CAUSE FOR CELEBRATION? A Cleveland PLAIN DEALER editorial states that the Indians "acted wisely" in retiring Chief Wahoo, as he should have "made his exit years ago." The decision was a "brave move by the Indians organization" and by Dolan, as fans "loved the Chief" (Cleveland PLAIN DEALER, 1/30). In Toledo, David Briggs writes, "Give the Indians credit for (finally) making the right one." The team "did right here," as it was a "needed step forward" (Toledo BLADE, 1/30). However, THE RINGER's Michael Baumann wrote while "removing Chief Wahoo is as welcome as it is overdue," neither MLB nor the club "deserves praise for almost reaching a bare minimum standard of taste and decency" (THERINGER.com, 1/29).
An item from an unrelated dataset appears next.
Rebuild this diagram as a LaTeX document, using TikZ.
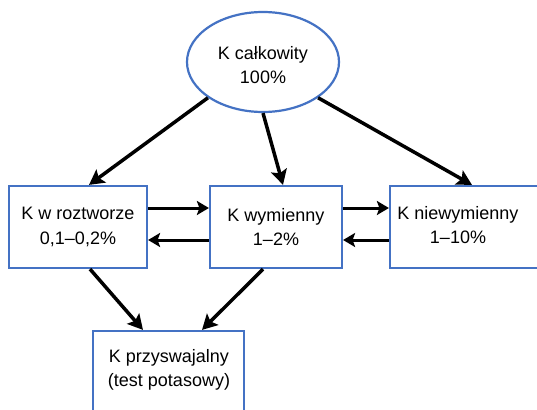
\documentclass[tikz,border=0pt]{standalone}
\usepackage{fontspec}
\setmainfont{Liberation Sans}
\usetikzlibrary{arrows.meta,calc,shapes.geometric}
\definecolor{boxblue}{HTML}{4472C4}
\tikzset{
  box/.style={draw=boxblue, line width=2.2pt, fill=white, align=center, inner sep=0pt,
    font=\fontsize{18}{24.5}\selectfont},
  txt/.style={align=center, inner sep=0pt, font=\fontsize{18}{24.5}\selectfont},
  arr/.style={line width=3.5pt, -{Stealth[length=15pt,width=16pt,inset=3pt]}},
  harr/.style={line width=3pt, -{Stealth[length=12pt,width=14pt,inset=2.5pt]}}
}
\begin{document}
\begin{tikzpicture}[x=1pt,y=-1pt]
\useasboundingbox (0,0) rectangle (537,409);
\clip (0,0) rectangle (537,409);
\fill[white] (0,0) rectangle (537,409);
\node[box, ellipse, minimum width=152pt, minimum height=100pt] (e) at (263,62) {};
\node[txt] (et) at (263,65) {K całkowity\\100\%};
\node[box, minimum width=138pt, minimum height=82pt] (b1) at (78,227) {K w roztworze\\0,1–0,2\%};
\node[box, minimum width=132pt, minimum height=82pt] (b2) at (276,227) {K wymienny\\1–2\%};
\node[box, minimum width=160pt, minimum height=82pt] (b3) at (470,227) {};
\node[txt] (b3t) at (458,225) {K niewymienny\\1–10\%};
\node[box, minimum width=151pt, minimum height=82pt] (b4) at (168.5,372) {};
\node[txt] (b4t) at (169,370) {K przyswajalny\\(test potasowy)};
\draw[arr] (e.213) -- ([xshift=11pt]b1.north);
\draw[arr] (e.270) -- ([xshift=7pt]b2.north);
\draw[arr] (e.327) -- ([xshift=2pt]b3.north);
\draw[harr] ([yshift=19pt]b1.east) -- ([yshift=19pt]b2.west);
\draw[harr] ([yshift=-13pt]b2.west) -- ([yshift=-13pt]b1.east);
\draw[harr] ([yshift=19pt]b2.east) -- ([yshift=19pt]b3.west);
\draw[harr] ([yshift=-13pt]b3.west) -- ([yshift=-13pt]b2.east);
\draw[arr] ([xshift=12pt]b1.south) -- ([xshift=-25.5pt]b4.north);
\draw[arr] ([xshift=-13pt]b2.south) -- ([xshift=33.5pt]b4.north);
\end{tikzpicture}
\end{document}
YAHOO SPORTS' Jeff Passan wrote the removal was "far too late." This "isn’t about political correctness run amok." It is about "right and wrong" and is a "clear moral choice" (SPORTS.YAHOO.com, 1/29).
NO TIME LIKE THE PRESENT: In Tampa, Tom Jones writes, "On one hand, you want to applaud the Indians for taking steps to get rid of this divisive emblem." Then again, they "aren't really getting rid of it" completely. It feels like the Indians are "making matters worse by really not doing much at all" (TAMPA BAY TIMES, 1/30). TBS’ Conan O’Brien noted the change comes after "numerous complaints from Native-Americans." O'Brien: "The Indians said, ‘We realized our mascot is really offensive and racially insensitive, so we're going to wait a year and then get rid of it” (“Conan,” TBS, 1/29). NBC's Jimmy Fallon: "They admitted that the logo is extremely offensive, so they're only going to wear it for 162 more games” (“The Tonight Show,” NBC, 1/29).